Soil Intelligence and Sustainable Farming

At the ground level, soil testing technologies are emerging as a crucial layer of intelligence. These systems promote balanced fertiliser application instead of excessive chemical usage. Such analysis not only lowers farmers' input costs but also addresses long-term sustainability concerns arising from soil degradation and ecological imbalance.

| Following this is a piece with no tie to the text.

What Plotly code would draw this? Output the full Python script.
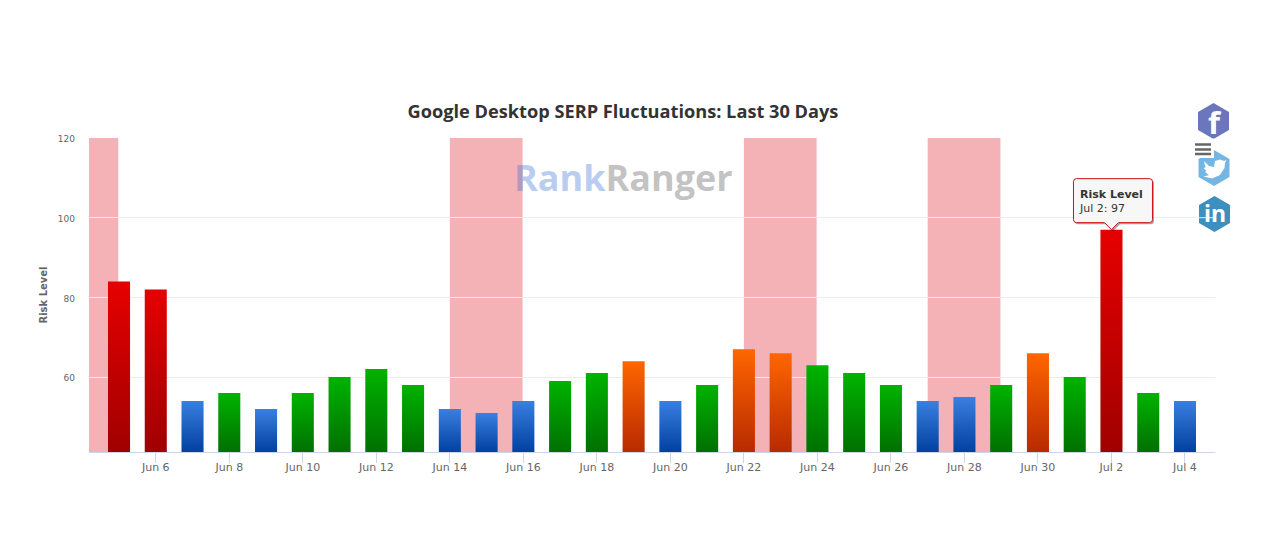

Data-Driven Finance and the Future of Agriculture

Financing is also becoming increasingly data-driven through evolving agri-finance platforms. Traditionally, access to agricultural credit has been constrained by limited formal documentation, fragmented land records, and seasonal uncertainty. Today, platforms are increasingly using alternative datasets such as historical cropping patterns, satellite imagery, warehouse receipts, transaction histories, soil health records, and yield estimates to build more accurate assessments of farmer risk profiles and creditworthiness.

Collectively, these developments point to a broader shift in Indian agriculture. Produce will always remain central to farming, but the quality of decisions surrounding production is improving rapidly because of evolving agritech technologies. In that sense, the future of agriculture lies not just in produce, but in agritech platforms.